▶ The problem
Scan the following material for the string "matplotlib" and copy each line in which it appears.

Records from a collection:
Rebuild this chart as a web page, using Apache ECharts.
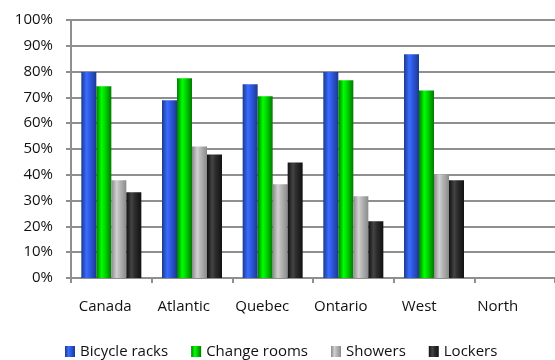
<!DOCTYPE html>
<html>
<head>
<meta charset="utf-8">
<script src="https://cdn.jsdelivr.net/npm/echarts@6/dist/echarts.min.js"></script>
<style>
  html, body { margin: 0; padding: 0; background: #fff; }
  #chart { width: 555px; height: 360px; }
</style>
</head>
<body>
<div id="chart"></div>
<script>
// Regions and facility shares (percent of workplaces)
const regions = ['Canada', 'Atlantic', 'Quebec', 'Ontario', 'West', 'North'];
const bicycleRacks = [79.8, 68.9, 75.1, 79.8, 86.7, null];
const changeRooms  = [74.3, 77.4, 70.4, 76.6, 72.7, null];
const showers      = [37.9, 51.0, 36.3, 31.7, 40.2, null];
const lockers      = [33.2, 47.9, 44.8, 22.0, 37.9, null];
const yTicks = [0, 10, 20, 30, 40, 50, 60, 70, 80, 90, 100];

const FONT = '"Open Sans", Lato, sans-serif';

// Horizontal shading that gives each bar a rounded, cylinder-like look
function shade(edge, mid, hi) {
  return new echarts.graphic.LinearGradient(0, 0, 1, 0, [
    { offset: 0, color: edge },
    { offset: 0.35, color: hi },
    { offset: 0.55, color: mid },
    { offset: 1, color: edge }
  ]);
}

const palette = {
  'Bicycle racks': shade('#1c3a8c', '#2f5ae6', '#3a6cff'),
  'Change rooms':  shade('#007a00', '#00dd00', '#00ff00'),
  'Showers':       shade('#8a8a8a', '#b8b8b8', '#d0d0d0'),
  'Lockers':       shade('#111111', '#2e2e2e', '#444444')
};

const seriesData = [
  ['Bicycle racks', bicycleRacks],
  ['Change rooms', changeRooms],
  ['Showers', showers],
  ['Lockers', lockers]
];

const chart = echarts.init(document.getElementById('chart'), null, { renderer: 'canvas' });

chart.setOption({
  animation: false,
  grid: [
    { left: 71, top: 20, bottom: 82, right: -13, containLabel: false },
    // separate band that carries the region names
    { left: 66, top: 290, height: 1, width: 471 }
  ],
  legend: {
    top: 344,
    left: 65,
    padding: 0,
    itemWidth: 10,
    itemHeight: 11,
    itemGap: 23,
    icon: 'rect',
    textStyle: { fontFamily: FONT, fontSize: 15, color: '#111', padding: [8, 0, 0, 0] },
    data: seriesData.map(s => s[0])
  },
  xAxis: [
    {
      type: 'category',
      gridIndex: 0,
      data: regions,
      axisLine: { lineStyle: { color: '#8f8f8f', width: 2 } },
      axisTick: { show: true, length: 5, lineStyle: { color: '#8f8f8f', width: 2 } },
      axisLabel: { show: false }
    },
    {
      type: 'category',
      gridIndex: 1,
      data: regions,
      axisLine: { show: false },
      axisTick: { show: false },
      axisLabel: { fontFamily: FONT, fontSize: 15, color: '#111', margin: 8 }
    }
  ],
  yAxis: [
    {
      type: 'value',
      gridIndex: 0,
      min: 0,
      max: 100,
      interval: 10,
      axisLine: { show: true, lineStyle: { color: '#8f8f8f', width: 2 } },
      axisTick: { show: true, length: 5, lineStyle: { color: '#8f8f8f', width: 2 } },
      splitLine: { lineStyle: { color: '#8f8f8f', width: 2 } },
      axisLabel: {
        fontFamily: FONT, fontSize: 15, color: '#111', margin: 18,
        formatter: v => (yTicks.includes(v) ? v + '%' : '')
      }
    },
    {
      type: 'value',
      gridIndex: 1,
      show: false
    }
  ],
  series: seriesData.map(([name, values]) => ({
    name,
    type: 'bar',
    xAxisIndex: 0,
    yAxisIndex: 0,
    data: values,
    barWidth: 15,
    barGap: '0%',
    itemStyle: { color: palette[name] }
  }))
});
</script>
</body>
</html>
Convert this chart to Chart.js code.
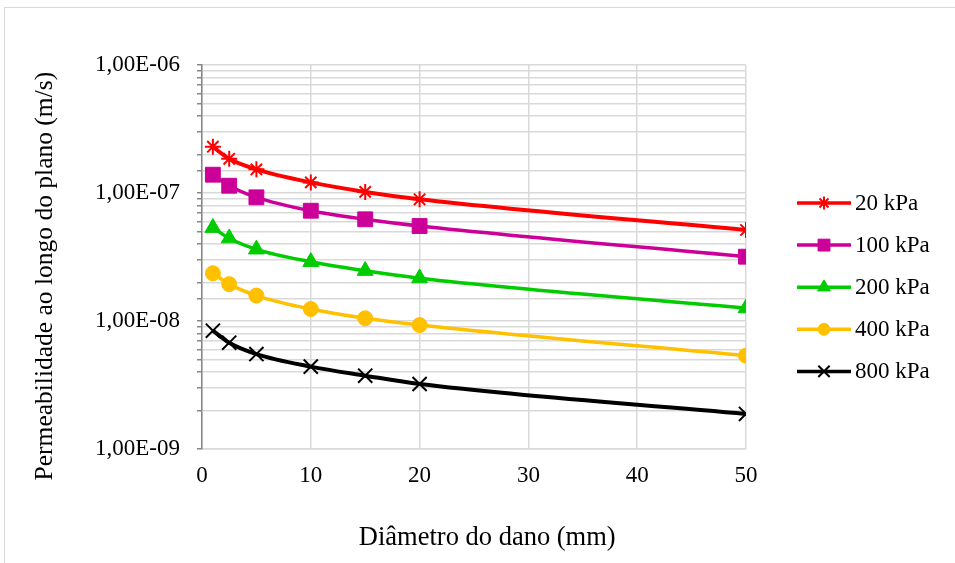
<!DOCTYPE html>
<html>
<head>
<meta charset="utf-8">
<script src="https://cdn.jsdelivr.net/npm/chart.js@4"></script>
<style>
  html, body { margin: 0; padding: 0; background: #ffffff; }
  #wrap { position: relative; width: 955px; height: 563px; overflow: hidden; }
  #frame { position: absolute; left: 4px; top: 7px; width: 970px; height: 580px; border: 1px solid #d9d9d9; pointer-events: none; }
  canvas { position: absolute; left: 0; top: 0; }
</style>
</head>
<body>
<div id="wrap">
  <canvas id="c" width="955" height="563"></canvas>
  <div id="frame"></div>
</div>
<script>
// Diâmetro do dano (mm)
const diameters = [1, 2.5, 5, 10, 15, 20, 50];
const seriesNames = ['20 kPa', '100 kPa', '200 kPa', '400 kPa', '800 kPa'];
const k20  = [2.30e-7, 1.85e-7, 1.53e-7, 1.21e-7, 1.02e-7, 8.93e-8, 5.14e-8];
const k100 = [1.39e-7, 1.14e-7, 9.25e-8, 7.27e-8, 6.23e-8, 5.52e-8, 3.18e-8];
const k200 = [5.35e-8, 4.43e-8, 3.63e-8, 2.90e-8, 2.47e-8, 2.16e-8, 1.26e-8];
const k400 = [2.36e-8, 1.94e-8, 1.58e-8, 1.24e-8, 1.05e-8, 9.30e-9, 5.36e-9];
const k800 = [8.40e-9, 6.77e-9, 5.52e-9, 4.40e-9, 3.74e-9, 3.22e-9, 1.88e-9];
const xTicks = [0, 10, 20, 30, 40, 50];
const yMin = 1e-9, yMax = 1e-6;

const styles = [
  { color: '#FF0000', point: 'star',     radius: 8,    border: 2,   line: 4 },
  { color: '#CC0099', point: 'rect',     radius: 10.5, border: 1,   line: 3.5 },
  { color: '#00CC00', point: 'triangle', radius: 9.2,  border: 1,   line: 3.5 },
  { color: '#FFC000', point: 'circle',   radius: 7.5,  border: 1,   line: 3.5 },
  { color: '#000000', point: 'crossRot', radius: 10,   border: 2,   line: 4 }
];
const allSeries = [k20, k100, k200, k400, k800];

const FONT = "'Liberation Serif', 'Times New Roman', serif";
const NB = '\u00A0';

const datasets = allSeries.map((vals, i) => ({
  label: seriesNames[i],
  data: diameters.map((d, j) => ({ x: d, y: vals[j] })),
  borderColor: styles[i].color,
  backgroundColor: styles[i].color,
  pointBackgroundColor: styles[i].color,
  pointBorderColor: styles[i].color,
  pointStyle: styles[i].point,
  pointRadius: styles[i].radius,
  pointBorderWidth: styles[i].border,
  borderWidth: styles[i].line,
  cubicInterpolationMode: 'monotone',
  tension: 0.4,
  fill: false
}));

const legendPlugin = {
  id: 'sideLegend',
  afterDraw(chart) {
    const ctx = chart.ctx;
    const x0 = 797, x1 = 851, tx = 855;
    const y0 = 203, dy = 42.1;
    ctx.save();
    chart.data.datasets.forEach((ds, i) => {
      const y = y0 + i * dy;
      ctx.strokeStyle = ds.borderColor;
      ctx.lineWidth = 3.5;
      ctx.beginPath();
      ctx.moveTo(x0, y);
      ctx.lineTo(x1, y);
      ctx.stroke();
      ctx.fillStyle = ds.backgroundColor;
      ctx.strokeStyle = ds.borderColor;
      ctx.lineWidth = ds.pointBorderWidth;
      Chart.helpers.drawPoint(ctx, {
        pointStyle: ds.pointStyle, rotation: 0,
        borderWidth: ds.pointBorderWidth, radius: ds.pointRadius * 0.8
      }, (x0 + x1) / 2, y);
      ctx.fillStyle = '#000000';
      ctx.font = '23px ' + FONT;
      ctx.textBaseline = 'middle';
      ctx.textAlign = 'left';
      ctx.fillText(ds.label, tx, y + 1);
    });
    ctx.restore();
  }
};

function fmtExp(v) {
  const e = Math.round(Math.log10(v));
  const sign = e < 0 ? '-' : '+';
  const a = Math.abs(e);
  return '1,00E' + sign + (a < 10 ? '0' + a : '' + a);
}

new Chart(document.getElementById('c'), {
  type: 'line',
  data: { datasets },
  plugins: [legendPlugin],
  options: {
    responsive: false,
    animation: false,
    devicePixelRatio: 1,
    layout: { padding: { top: 65, right: 209, bottom: 0, left: 0 } },
    plugins: { legend: { display: false }, tooltip: { enabled: false } },
    scales: {
      x: {
        type: 'linear',
        min: xTicks[0],
        max: xTicks[xTicks.length - 1],
        afterBuildTicks(scale) { scale.ticks = xTicks.map(v => ({ value: v })); },
        afterFit(scale) { scale.height = 114; },
        grid: { color: '#d9d9d9', lineWidth: 1.5, drawTicks: false },
        border: { color: '#d9d9d9', width: 1.5 },
        ticks: { color: '#000000', font: { family: FONT, size: 23 }, padding: 13, maxRotation: 0 },
        title: { display: true, text: NB.repeat(4) + 'Diâmetro do dano (mm)', color: '#000000',
                 font: { family: FONT, size: 26.5 }, padding: { top: 0, bottom: 9 } }
      },
      y: {
        type: 'logarithmic',
        min: yMin,
        max: yMax,
        afterFit(scale) { scale.width = 202; },
        grid: { color: '#d9d9d9', lineWidth: 1.5, drawTicks: true, tickLength: 5, tickColor: '#868686' },
        border: { color: '#868686', width: 1.5 },
        ticks: {
          autoSkip: false,
          color: '#000000',
          font: { family: FONT, size: 23 },
          padding: 17,
          callback(value) {
            const l = Math.log10(value);
            return Math.abs(l - Math.round(l)) < 1e-6 ? fmtExp(value) : '';
          }
        },
        title: { display: true, text: 'Permeabilidade ao longo do plano (m/s)' + NB.repeat(6), color: '#000000',
                 font: { family: FONT, size: 25.5 }, padding: { top: 30, bottom: 0 } }
      }
    }
  }
});
</script>
</body>
</html>
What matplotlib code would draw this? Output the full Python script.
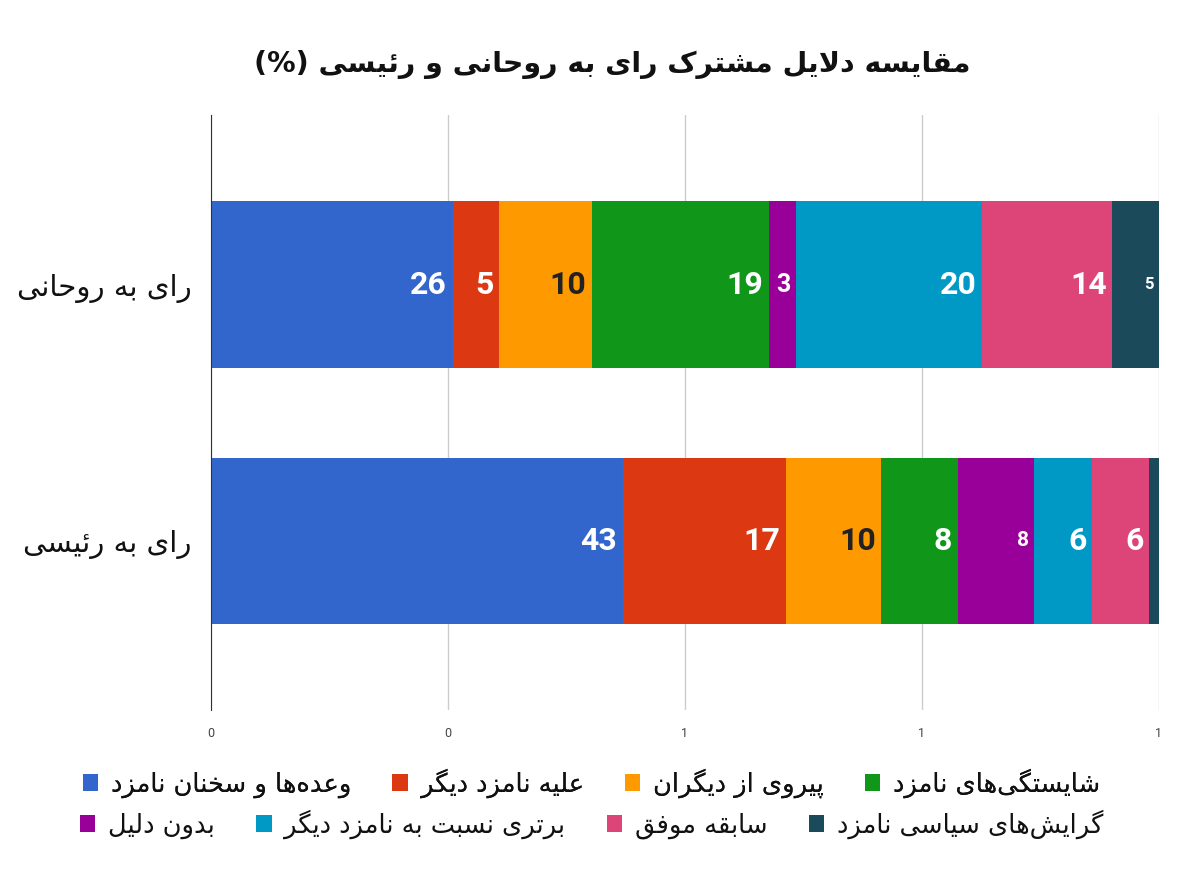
import numpy as np
import matplotlib
matplotlib.use("Agg")
import matplotlib.pyplot as plt
from matplotlib.patches import Patch

# donnees
categories = ['رای به روحانی', 'رای به رئیسی']
motifs = ['وعده‌ها و سخنان نامزد', 'علیه نامزد دیگر', 'پیروی از دیگران',
          'شایستگی‌های نامزد', 'بدون دلیل', 'برتری نسبت به نامزد دیگر',
          'سابقه موفق', 'گرایش‌های سیاسی نامزد']
rohani = [26, 5, 10, 19, 3, 20, 14, 5]
raisi = [43, 17, 10, 8, 8, 6, 6, 1]
titre = 'مقایسه دلایل مشترک رای به روحانی و رئیسی (%)'

couleurs = ['#3366cc', '#dc3912', '#ff9900', '#109618', '#990099',
            '#0099c6', '#dd4477', '#1b4b5b']

# formes de presentation arabes (isolee, finale, initiale, mediane)
DOUBLE = {'ب': 0xFE8F, 'ت': 0xFE95, 'ث': 0xFE99, 'ج': 0xFE9D, 'ح': 0xFEA1,
          'خ': 0xFEA5, 'س': 0xFEB1, 'ش': 0xFEB5, 'ص': 0xFEB9, 'ض': 0xFEBD,
          'ط': 0xFEC1, 'ظ': 0xFEC5, 'ع': 0xFEC9, 'غ': 0xFECD, 'ف': 0xFED1,
          'ق': 0xFED5, 'ل': 0xFEDD, 'م': 0xFEE1, 'ن': 0xFEE5, 'ه': 0xFEE9,
          'ئ': 0xFE89, 'پ': 0xFB56, 'چ': 0xFB7A, 'ک': 0xFB8E, 'گ': 0xFB92,
          'ی': 0xFBFC}
DROITE = {'ا': 0xFE8D, 'آ': 0xFE81, 'د': 0xFEA9, 'ذ': 0xFEAB, 'ر': 0xFEAD,
          'ز': 0xFEAF, 'ژ': 0xFB8A, 'و': 0xFEED, 'ؤ': 0xFE85}


def persan(txt):
    """mise en forme + ordre visuel (pas de bidi complet, suffit ici)"""
    n = len(txt)
    res = []
    i = 0
    while i < n:
        c = txt[i]
        if c not in DOUBLE and c not in DROITE:
            if c != '\u200c':
                res.append(c)
            i += 1
            continue
        prev = i > 0 and txt[i - 1] in DOUBLE
        if c == 'ل' and i + 1 < n and txt[i + 1] == 'ا':
            res.append(chr(0xFEFC if prev else 0xFEFB))
            i += 2
            continue
        suiv = c in DOUBLE and i + 1 < n and (txt[i + 1] in DOUBLE or txt[i + 1] in DROITE)
        if c in DOUBLE:
            b = DOUBLE[c]
            g = b + 3 if (prev and suiv) else b + 1 if prev else b + 2 if suiv else b
        else:
            b = DROITE[c]
            g = b + 1 if prev else b
        res.append(chr(g))
        i += 1
    vis = ''.join(reversed(res))
    return vis.translate(str.maketrans('()', ')('))


plt.rcParams['font.family'] = ['DejaVu Sans']

valeurs = np.array([rohani, raisi], dtype=float)
parts = valeurs / valeurs.sum(axis=1, keepdims=True) * 100

fig = plt.figure(figsize=(12, 8.74), dpi=100)
ax = fig.add_axes([0.1758, 0.1876, 0.79, 0.6804])

y = np.arange(len(categories))
gauche = np.zeros(len(categories))
# tailles de police des petites etiquettes
petits = {(0, 4): 18, (0, 7): 12, (1, 4): 15}
for k in range(len(motifs)):
    ax.barh(y, parts[:, k], left=gauche, height=0.65, color=couleurs[k],
            edgecolor='none', zorder=3)
    for j in range(len(categories)):
        if parts[j, k] < 2:
            continue
        coul = '#222222' if couleurs[k] == '#ff9900' else 'white'
        ax.annotate(str(int(valeurs[j, k])), (gauche[j] + parts[j, k], y[j]),
                    xytext=(-4, 0), textcoords='offset points',
                    ha='right', va='center', color=coul,
                    fontsize=petits.get((j, k), 23), fontweight='bold',
                    family='Roboto', zorder=4)
    gauche += parts[:, k]

ax.set_xlim(0, 100)
ax.set_ylim(1.66, -0.66)
ticks = [0, 25, 50, 75, 100]
ax.set_xticks(ticks)
ax.set_xticklabels([str(int(t / 100 + 0.5)) for t in ticks], color='#444444',
                   fontsize=9, family='Roboto')
ax.set_yticks(y)
ax.set_yticklabels([persan(c) for c in categories], fontsize=21, color='#111111')
ax.tick_params(axis='x', length=0, pad=12)
ax.tick_params(axis='y', length=0, pad=14)
ax.grid(axis='x', color='#cccccc', lw=1, zorder=0)
for s in ['top', 'right', 'bottom']:
    ax.spines[s].set_visible(False)
ax.spines['left'].set_color('#333333')
ax.spines['left'].set_zorder(5)

fig.text(0.51, 0.926, persan(titre), ha='center', va='center',
         fontsize=20.5, fontweight='bold', color='#111111')

poignees = [Patch(facecolor=c, edgecolor='none') for c in couleurs]
etiq = [persan(m) for m in motifs]
opts = dict(frameon=False, ncol=4, fontsize=18.5, handlelength=0.6,
            handleheight=0.6, handletextpad=0.5, columnspacing=1.6,
            loc='center', labelcolor='#111111')
leg1 = fig.legend(poignees[:4], etiq[:4], bbox_to_anchor=(0.493, 0.104), **opts)
fig.add_artist(leg1)
fig.legend(poignees[4:], etiq[4:], bbox_to_anchor=(0.493, 0.057), **opts)

fig.savefig('out.png', dpi=100, facecolor='white')
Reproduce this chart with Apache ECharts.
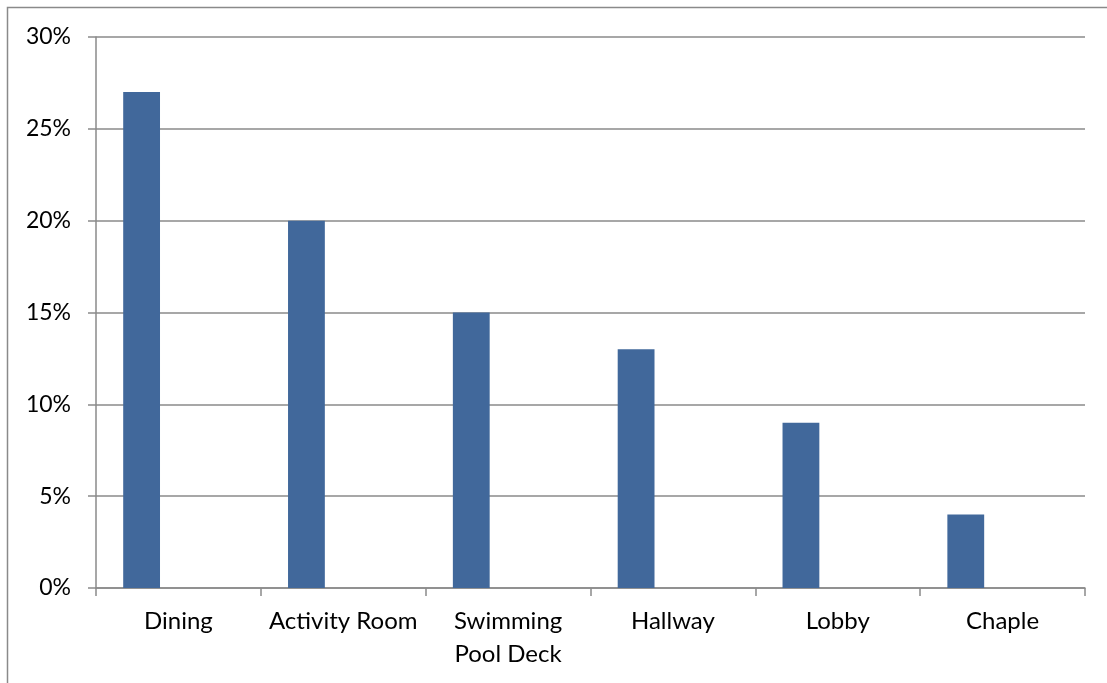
<!DOCTYPE html>
<html>
<head>
<meta charset="utf-8">
<script src="https://cdn.jsdelivr.net/npm/echarts@6/dist/echarts.min.js"></script>
<style>
  html, body { margin: 0; padding: 0; background: #fff; }
  #chart { width: 1107px; height: 683px; }
</style>
</head>
<body>
<div id="chart"></div>
<script>
// Share of incidents by location
const categories = ['Dining', 'Activity Room', 'Swimming\nPool Deck', 'Hallway', 'Lobby', 'Chaple'];
const shares = [27, 20, 15, 13, 9, 4];
// Two empty companion series keep the bars in the left slot of each category
const emptyA = ['-', '-', '-', '-', '-', '-'];
const emptyB = ['-', '-', '-', '-', '-', '-'];
const yTicks = { min: 0, max: 30, interval: 5 };

const axisGrey = '#8a8a8a';
const font = 'Lato, "Open Sans", sans-serif';

const chart = echarts.init(document.getElementById('chart'), null, { renderer: 'canvas' });
chart.setOption({
  animation: false,
  backgroundColor: '#fff',
  textStyle: { fontFamily: font },
  grid: { left: 96, top: 37, right: 22, bottom: 95, containLabel: false },
  graphic: [
    {
      type: 'polyline',
      shape: { points: [[7.5, 683], [7.5, 7.5], [1107, 7.5]] },
      style: { stroke: axisGrey, lineWidth: 1.5, fill: null },
      silent: true
    }
  ],
  xAxis: {
    type: 'category',
    data: categories,
    boundaryGap: true,
    axisLine: { show: true, lineStyle: { color: axisGrey, width: 1.5 } },
    axisTick: { show: true, length: 8, alignWithLabel: false, lineStyle: { color: axisGrey, width: 1.5 } },
    axisLabel: {
      interval: 0,
      margin: 17,
      color: '#000',
      fontSize: 24,
      lineHeight: 33,
      fontFamily: font
    },
    splitLine: { show: false }
  },
  yAxis: {
    type: 'value',
    min: yTicks.min,
    max: yTicks.max,
    interval: yTicks.interval,
    axisLine: { show: true, lineStyle: { color: axisGrey, width: 1.5 } },
    axisTick: { show: true, length: 8, lineStyle: { color: axisGrey, width: 1.5 } },
    axisLabel: {
      margin: 25,
      color: '#000',
      fontSize: 23,
      fontFamily: font,
      formatter: v => v + '%'
    },
    splitLine: { show: true, lineStyle: { color: axisGrey, width: 1.5 } }
  },
  series: [
    {
      type: 'bar',
      data: shares,
      barGap: '0%',
      barCategoryGap: '33%',
      itemStyle: { color: '#41689b' }
    },
    { type: 'bar', data: emptyA, barGap: '0%', barCategoryGap: '33%' },
    { type: 'bar', data: emptyB, barGap: '0%', barCategoryGap: '33%' }
  ]
});
</script>
</body>
</html>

▶ Solution to the problem
What matplotlib code would draw this? Output the full Python script.
import matplotlib
matplotlib.use("Agg")
import matplotlib.pyplot as plt
from matplotlib.patches import Patch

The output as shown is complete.